Once a day when you have enough time to explore it (for children who have trouble sleeping due to excessive worrying it may be useful to do it before their bedtime story, ensuring you have at least ten minutes to devote to it), open the box and review the worries.  Some children will want to write notes as a worry comes up, but for others it may work better to wait until ‘worry box time’ and take time to talk about their worries from the day.  If they are not yet able to write it themselves, help them to write each worry on a separate piece of note paper and post it in the box one at a time.  Encourage your child to talk about the worry, how they are feeling and help to empower them by discussing what they can do and strategies to cope with their worry.  Keep the worries in the box for you to ‘look after’ for them, so that they can have a night that is worry free.

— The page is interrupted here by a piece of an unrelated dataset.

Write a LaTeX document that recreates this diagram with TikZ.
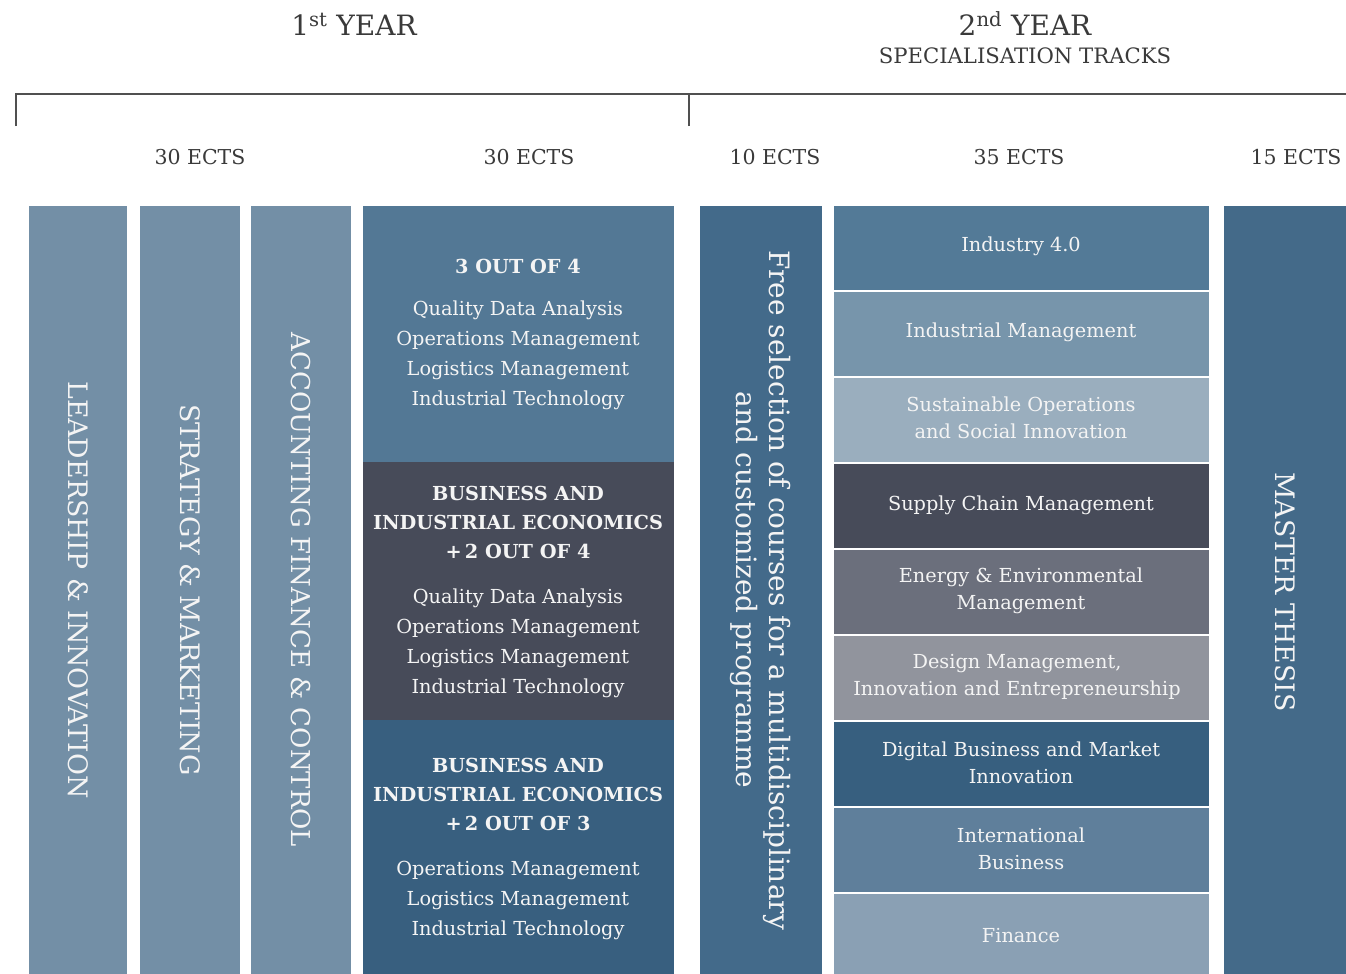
\documentclass[tikz,border=0pt]{standalone}
\usepackage{fontspec}
\setmainfont{DejaVu Serif}
\definecolor{headtext}{HTML}{3A3A3A}
\definecolor{rulegray}{HTML}{505050}
\definecolor{boxtext}{HTML}{F4F4F4}
\definecolor{core}{HTML}{738FA6}
\definecolor{optA}{HTML}{537895}
\definecolor{optB}{HTML}{474B59}
\definecolor{optC}{HTML}{385F7F}
\definecolor{free}{HTML}{436A8A}
\definecolor{thesis}{HTML}{446A89}
\definecolor{trA}{HTML}{537A97}
\definecolor{trB}{HTML}{7795AB}
\definecolor{trC}{HTML}{9AAEBE}
\definecolor{trD}{HTML}{474B59}
\definecolor{trE}{HTML}{6B6F7C}
\definecolor{trF}{HTML}{91949D}
\definecolor{trG}{HTML}{375F7F}
\definecolor{trH}{HTML}{5F7F9B}
\definecolor{trI}{HTML}{8AA0B4}
\begin{document}
\begin{tikzpicture}[x=1pt,y=-1pt,
  panel/.style={rectangle, draw=none, inner sep=0pt, outer sep=0pt, anchor=north west},
  coltext/.style={text=boxtext, rotate=-90, inner sep=0pt, font=\fontsize{26.8}{33}\selectfont, align=center},
  celltext/.style={text=boxtext, inner sep=0pt, align=center, font=\fontsize{19.3}{30}\selectfont},
  tracktext/.style={text=boxtext, inner sep=0pt, align=center, font=\fontsize{19.3}{27}\selectfont},
  ects/.style={text=headtext, inner sep=0pt, font=\fontsize{20.5}{24}\selectfont},
  yearhead/.style={text=headtext, inner sep=0pt, font=\fontsize{28}{30}\selectfont},
  bracket/.style={draw=rulegray, line width=1.6pt}
]
\useasboundingbox (0,0) rectangle (1346,974);

% headings
\node[yearhead] (y1) at (354,24) {1\textsuperscript{st} YEAR};
\node[yearhead] (y2) at (1025,24) {2\textsuperscript{nd} YEAR};
\node[text=headtext, inner sep=0pt, font=\fontsize{21.2}{24}\selectfont] (spec) at (1025,56) {SPECIALISATION TRACKS};

% bracket spanning both years
\coordinate (bl) at (16,126);
\coordinate (bm) at (689,126);
\coordinate (bmt) at (689,94);
\coordinate (br) at (1346,94);
\draw[bracket] (bl) |- (br);
\draw[bracket] (bm) -- (bmt);

% credit labels
\node[ects] (e1) at (200,157) {30 ECTS};
\node[ects] (e2) at (529,157) {30 ECTS};
\node[ects] (e3) at (775,157) {10 ECTS};
\node[ects] (e4) at (1019,157) {35 ECTS};
\node[ects] (e5) at (1296,157) {15 ECTS};

% first year core courses
\node[panel, fill=core, minimum width=98pt, minimum height=768pt] (lead) at (29,206) {};
\node[panel, fill=core, minimum width=100pt, minimum height=768pt] (strat) at (140,206) {};
\node[panel, fill=core, minimum width=100pt, minimum height=768pt] (acc) at (251,206) {};
\node[coltext] (leadt) at (lead.center) {LEADERSHIP \& INNOVATION};
\node[coltext] (stratt) at (strat.center) {STRATEGY \& MARKETING};
\node[coltext, font=\fontsize{26}{33}\selectfont] (acct) at (acc.center) {ACCOUNTING FINANCE \& CONTROL};

% first year elective options
\node[panel, fill=optA, minimum width=311pt, minimum height=256pt] (oa) at (363,206) {};
\node[panel, fill=optB, minimum width=311pt, minimum height=258pt] (ob) at (363,462) {};
\node[panel, fill=optC, minimum width=311pt, minimum height=254pt] (oc) at (363,720) {};
\node[celltext] (oat) at (518,334) {\textbf{3 OUT OF 4}\\[12pt]
  Quality Data Analysis\\Operations Management\\Logistics Management\\Industrial Technology};
\node[celltext] (obt) at (518,592) {\textbf{BUSINESS AND}\\[-1pt]\textbf{INDUSTRIAL ECONOMICS}\\[-1pt]\textbf{+\,2 OUT OF 4}\\[15pt]
  Quality Data Analysis\\Operations Management\\Logistics Management\\Industrial Technology};
\node[celltext] (oct) at (518,849) {\textbf{BUSINESS AND}\\[-1pt]\textbf{INDUSTRIAL ECONOMICS}\\[-1pt]\textbf{+\,2 OUT OF 3}\\[15pt]
  Operations Management\\Logistics Management\\Industrial Technology};

% second year: free selection
\node[panel, fill=free, minimum width=122pt, minimum height=768pt] (fs) at (700,206) {};
\node[coltext, font=\fontsize{28}{33}\selectfont] (fst) at (fs.center) {Free selection of courses for a multidisciplinary\\and customized programme};

% second year: specialisation tracks
\node[panel, fill=trA, minimum width=375pt, minimum height=83.5pt] (t1) at (834,206) {};
\node[panel, fill=trB, minimum width=375pt, minimum height=83.5pt] (t2) at (834,292) {};
\node[panel, fill=trC, minimum width=375pt, minimum height=83.5pt] (t3) at (834,378) {};
\node[panel, fill=trD, minimum width=375pt, minimum height=83.5pt] (t4) at (834,464) {};
\node[panel, fill=trE, minimum width=375pt, minimum height=83.5pt] (t5) at (834,550) {};
\node[panel, fill=trF, minimum width=375pt, minimum height=83.5pt] (t6) at (834,636) {};
\node[panel, fill=trG, minimum width=375pt, minimum height=83.5pt] (t7) at (834,722) {};
\node[panel, fill=trH, minimum width=375pt, minimum height=83.5pt] (t8) at (834,808) {};
\node[panel, fill=trI, minimum width=375pt, minimum height=80pt] (t9) at (834,894) {};
\node[tracktext] (t1t) at (1021,246) {Industry 4.0};
\node[tracktext] (t2t) at (1021,332) {Industrial Management};
\node[tracktext] (t3t) at (1021,418) {Sustainable Operations\\and Social Innovation};
\node[tracktext] (t4t) at (1021,505) {Supply Chain Management};
\node[tracktext] (t5t) at (1021,591) {Energy \& Environmental\\Management};
\node[tracktext] (t6t) at (1017,677) {Design Management,\\Innovation and Entrepreneurship};
\node[tracktext] (t7t) at (1021,763) {Digital Business and Market\\Innovation};
\node[tracktext] (t8t) at (1021,849) {International\\Business};
\node[tracktext] (t9t) at (1021,936) {Finance};

% second year: thesis
\node[panel, fill=thesis, minimum width=122pt, minimum height=768pt] (mt) at (1224,206) {};
\node[coltext] (mtt) at (1285,592) {MASTER THESIS};
\end{tikzpicture}
\end{document}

The process of writing down worries helps the child to have a clearer idea of what they are worried about. It makes it easier for the child to talk about their worries later, and helps to give their anxiety a more manageable form.  Talking through what has been placed in the box on a regular basis helps the child to know that they will have a chance to talk about their worries, which then often free them up from thinking about them constantly because they know they will be discussed.  The worry box also helps children to name what is bothering them to an adult and makes the process of sharing initial worries a lot easier for them.  They also learn that adults are interested in their worries, no matter how trivial it seems to us, and they learn that it is ‘safe’ to share the worry with adults. Over time, your child may begin to learn better ways to manage his or her worries and to recognise that not all worries are overwhelming.  It is useful to end your discussion with visualising a nice, safe and relaxing place that they can imagine themselves in and use all five senses to imagine what it would be like to be there.  This helps to create a relaxing place to be before bedtime.

Worry Journal

This technique is suitable from age 3-10 and as children get much older and can express themselves well in writing, the more grown up ‘worry journal’ can be used.  Have your child choose and, if they want to, decorate a journal.  Each night encourage them to note down their top three worries/stressors for the day, and then to write down three good things that have happened.  The three good things can be as small as something that they enjoyed doing to something that they were really proud of.  The point is for them to express their stress and then find some positive thoughts to ease them to sleep. Older children can do this independently, and this tends to give them a sense of control over their anxious thoughts.

Small print:

  • Anxiety is a very complex issue.  I have tried to make a succinct summary of one technique for addressing one aspect of it.  This information should be read with this in mind.
  • Make sure that you give your child a lot of praise and attention for other areas of their life as it is important that they do not start to rely on ‘worry time’ as attention time as there will then be a vested interest for them to continue to have many worries.
  • In a small proportion of children, the worry box may exacerbate their anxiety.  If you are concerned that your child is extremely anxious and you worry that this may be the case, it may be useful to talk this through with a qualified practitioner prior to introducing it.
  • Some children will require other support such as the use of feeling (anxiety) thermometers, social stories and visualisation to help them to address their worries.
  • If you are very concerned, it is important to take your child to your GP or consult with a psychologist for further support.
  • It is important to note that anxiety can overlap with other difficulties; therefore if you are in doubt, this approach is not a substitute for talking to an appropriate mental health professional.
  • The worry box and worry journal work effectively when used consistently. If you are not able to consistently find 5-10 minutes per night to do this, then it might not be the right technique for you.